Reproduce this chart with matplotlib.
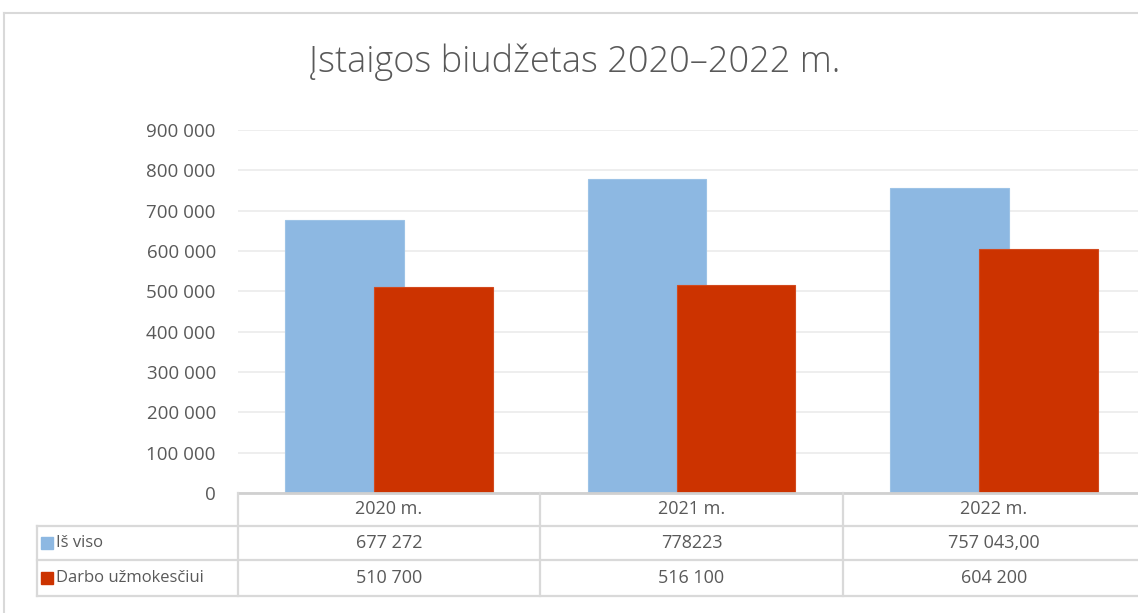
import matplotlib
matplotlib.use("Agg")
import matplotlib.pyplot as plt
from matplotlib.lines import Line2D
from matplotlib.patches import Rectangle
import numpy as np

# Chart data
categories = ["2020 m.", "2021 m.", "2022 m."]
series_names = ["Iš viso", "Darbo užmokesčiui"]
total = [677272, 778223, 757043]
salaries = [510700, 516100, 604200]
table_rows = [["677 272", "778223", "757 043,00"],
              ["510 700", "516 100", "604 200"]]
y_ticks = list(range(0, 900001, 100000))
title = "Įstaigos biudžetas 2020–2022 m."

colors = ["#8DB8E2", "#CC3300"]
text_col = "#595959"
line_col = "#D9D9D9"

plt.rcParams['font.family'] = ['Open Sans', 'DejaVu Sans']

W, H = 1138, 613
fig = plt.figure(figsize=(W / 100, H / 100), dpi=100)


def fx(x):
    return x / W


def fy(y):
    return 1 - y / H


# plot area in pixels
left, right, top, bottom = 238, 1145, 130, 493
ax = fig.add_axes([fx(left), fy(bottom), fx(right - left), (bottom - top) / H])
ax.set_xlim(-0.5, 2.5)
ax.set_ylim(0, 900000)

x = np.arange(len(categories))
bw = 0.393
off = 0.147
ax.bar(x - off, total, bw, color=colors[0], edgecolor="#9DC3E6", linewidth=0.8, zorder=2)
ax.bar(x + off, salaries, bw, color=colors[1], edgecolor="#D24A1F", linewidth=0.8, zorder=3)

ax.set_yticks(y_ticks)
ax.set_yticklabels([f"{v:,}".replace(",", " ") for v in y_ticks])
ax.tick_params(axis='y', length=0, pad=16, labelsize=13.5, labelcolor=text_col)
ax.set_xticks([])
ax.grid(axis='y', color="#EBEBEB", linewidth=1.2, zorder=0)
for s in ax.spines.values():
    s.set_visible(False)
ax.set_axisbelow(True)

# outer chart border
fig.add_artist(Line2D([fx(4), fx(1145)], [fy(13), fy(13)], color=line_col, lw=1.5))
fig.add_artist(Line2D([fx(4), fx(4)], [fy(13), fy(620)], color=line_col, lw=1.5))

# title
fig.text(fx(575), fy(62), title, ha='center', va='center', fontsize=26,
         color=text_col, fontweight='light')

# data table
row_y = [493, 526, 560, 596]
col_x = [238, 540, 843, 1145]
lab_x = 37
lw = 1.6
fig.add_artist(Line2D([fx(left), fx(right)], [fy(row_y[0]), fy(row_y[0])], color="#D0D0D0", lw=2))
for yy in row_y[1:]:
    fig.add_artist(Line2D([fx(lab_x), fx(right)], [fy(yy), fy(yy)], color=line_col, lw=lw))
fig.add_artist(Line2D([fx(lab_x), fx(lab_x)], [fy(row_y[1]), fy(row_y[3])], color=line_col, lw=lw))
for xx in col_x:
    fig.add_artist(Line2D([fx(xx), fx(xx)], [fy(row_y[0]), fy(row_y[3])], color=line_col, lw=lw))

for i, cat in enumerate(categories):
    cx = (col_x[i] + col_x[i + 1]) / 2
    fig.text(fx(cx), fy((row_y[0] + row_y[1]) / 2), cat, ha='center', va='center',
             fontsize=13, color=text_col)
    for r in range(2):
        fig.text(fx(cx), fy((row_y[r + 1] + row_y[r + 2]) / 2), table_rows[r][i],
                 ha='center', va='center', fontsize=13, color=text_col)

for r, name in enumerate(series_names):
    cy = (row_y[r + 1] + row_y[r + 2]) / 2
    fig.add_artist(Rectangle((fx(41), fy(cy + 6)), fx(12), 12 / H, color=colors[r]))
    fig.text(fx(56), fy(cy), name, ha='left', va='center', fontsize=12, color=text_col)

fig.savefig("out.png", dpi=100)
+++
Repeat, with no pictures, each line from the beginning of the data through the line containing "color=text_col, fontweight='light')", inclusive.

Reproduce this chart with matplotlib.
import matplotlib
matplotlib.use("Agg")
import matplotlib.pyplot as plt
from matplotlib.lines import Line2D
from matplotlib.patches import Rectangle
import numpy as np

# Chart data
categories = ["2020 m.", "2021 m.", "2022 m."]
series_names = ["Iš viso", "Darbo užmokesčiui"]
total = [677272, 778223, 757043]
salaries = [510700, 516100, 604200]
table_rows = [["677 272", "778223", "757 043,00"],
              ["510 700", "516 100", "604 200"]]
y_ticks = list(range(0, 900001, 100000))
title = "Įstaigos biudžetas 2020–2022 m."

colors = ["#8DB8E2", "#CC3300"]
text_col = "#595959"
line_col = "#D9D9D9"

plt.rcParams['font.family'] = ['Open Sans', 'DejaVu Sans']

W, H = 1138, 613
fig = plt.figure(figsize=(W / 100, H / 100), dpi=100)


def fx(x):
    return x / W


def fy(y):
    return 1 - y / H


# plot area in pixels
left, right, top, bottom = 238, 1145, 130, 493
ax = fig.add_axes([fx(left), fy(bottom), fx(right - left), (bottom - top) / H])
ax.set_xlim(-0.5, 2.5)
ax.set_ylim(0, 900000)

x = np.arange(len(categories))
bw = 0.393
off = 0.147
ax.bar(x - off, total, bw, color=colors[0], edgecolor="#9DC3E6", linewidth=0.8, zorder=2)
ax.bar(x + off, salaries, bw, color=colors[1], edgecolor="#D24A1F", linewidth=0.8, zorder=3)

ax.set_yticks(y_ticks)
ax.set_yticklabels([f"{v:,}".replace(",", " ") for v in y_ticks])
ax.tick_params(axis='y', length=0, pad=16, labelsize=13.5, labelcolor=text_col)
ax.set_xticks([])
ax.grid(axis='y', color="#EBEBEB", linewidth=1.2, zorder=0)
for s in ax.spines.values():
    s.set_visible(False)
ax.set_axisbelow(True)

# outer chart border
fig.add_artist(Line2D([fx(4), fx(1145)], [fy(13), fy(13)], color=line_col, lw=1.5))
fig.add_artist(Line2D([fx(4), fx(4)], [fy(13), fy(620)], color=line_col, lw=1.5))

# title
fig.text(fx(575), fy(62), title, ha='center', va='center', fontsize=26,
         color=text_col, fontweight='light')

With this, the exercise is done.